# Video Australian 2010 Casting Championship C/O Lee Andrews



## Jeremy Schrader (Feb 7, 2009)

Well the video Master Mr. Lee Andrews has done his magic again capturing the escence of the Australian Surfcasting Federation Championships - *People having fun.* 


"Finally here it is guys

This one took a looong time to edit , hope you enjoy it

http://www.youtube.com/watch?v=mjTpIxnnVjg

cheers Lee"


Thanks for a top view


----------



## Danman (Dec 13, 2007)

enjoyed the video...seemed like a great day in the field....looked a little chilly over there great camera work etc....:fishing:


----------



## ledweightII (Apr 4, 2008)

great video..very nice casting...


----------



## Jeremy Schrader (Feb 7, 2009)

Thanks for the compliments , I will be coming over to the USA in October and will be looking forward to casting with a few of you guys.


----------



## cobia_slaya (Jan 19, 2010)

dude awesome video


----------



## Mark G (Nov 15, 2004)

Excellent video work as always by Mr. Andrews.

Jeremy, curious as to what rod Lee is using these days, wondering if he is getting on with the E-1000, or using his TTR.

Also was wondering about the lefty that is in the vid (about 1:00 minute in) and the quite bendy rod he is using. 



Quite looking forward to your coming over in October, hopefully it will be a tad warmer, tho late October can be chilly here, but not too bad usually.


Thanks for posting,

Mark


----------



## triple t (Nov 1, 2008)

Looked like ya'll had a great time casting!


----------



## Tommy (Jan 24, 2001)

Great video. Very nice casting.

Tommy


----------



## Jeremy Schrader (Feb 7, 2009)

Mark , 

At the moment Lee is using his TTR as he sold the E1000 to Scott Selby who is currently throwing some very impressive distances on it with all weights. 

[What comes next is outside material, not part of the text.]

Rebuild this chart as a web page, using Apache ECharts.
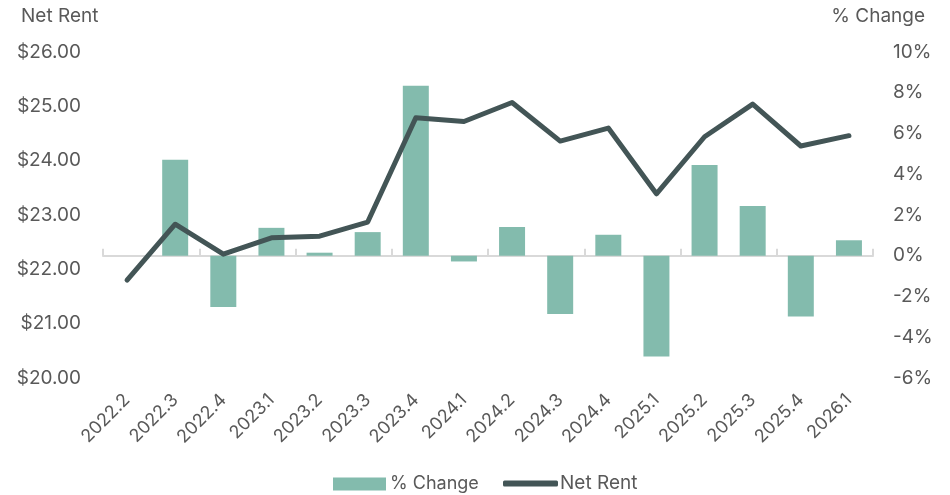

Here are the results from the last timne the NSW guys had a cast. post taken from the Australian Surfcasting Federation web site.

Fun, blustery day - gusts up to 25 knots, a lot of left and right, but still okay.

4 caster, Ces, Gary, Scott and Bede Potts

100 gram
248 metres - Scott Selby - E1000
213 metre - Ces Selby - Primo Synchro
211 metres - Gary Bonner - wants me to say it was with his Tirajelo, a very impressive Shimano rod

125 gram
261 metres - Scott Selby - E1000
231 metres - Gary Bonner - SS Kompressor
218 metres - Ces Selby - Primo Synchro

150 gram 
254 metres - Scott Selby - E1000
218 metres - Gary Bonner - WR300

175 gram 
257 metres - Scott Selby - E1000

4 cast aggregate for Scott - 1020 metres - nice to hit the kilometre AGAIN! 

Will have another cast in about 3 weeks.

Scott...

As you can see the rod delivers the goods once you have got it under control. 
I am still working with mine and will post up some results from this Sundays coming session. 

In regards to the "Lefty" and the bendy rod , that is the Century FMJ .
Luke's one is built witha set up of a very nice with Mitagi grips and Chrome framed guides.In the clip he had simply taped the guides on and used a tape on reel seat.

In the video I am pretty sure that Luke was casting a 100 gram lead.

I have one of the Factory builds and like it a lot as a light beach rod.

Regards


----------



## castingsfun (May 28, 2010)

*Great video*

Really enjoyed it. Thanks ! ! !


----------



## Tommy (Jan 24, 2001)

Jeremy,

Didn't Scott make some mods to the E1000?? Do you know what was done??

Tommy


----------



## Jeremy Schrader (Feb 7, 2009)

Tommy , 

Scott made up a hybrid rod with the butt of his WR300( 14'6" version ) and the tip of an E1000 . Ces ( His father) made and adoptor so that they mated up.The distances shown above were done with the standard 14'10" E1000.

Very impressive casting


----------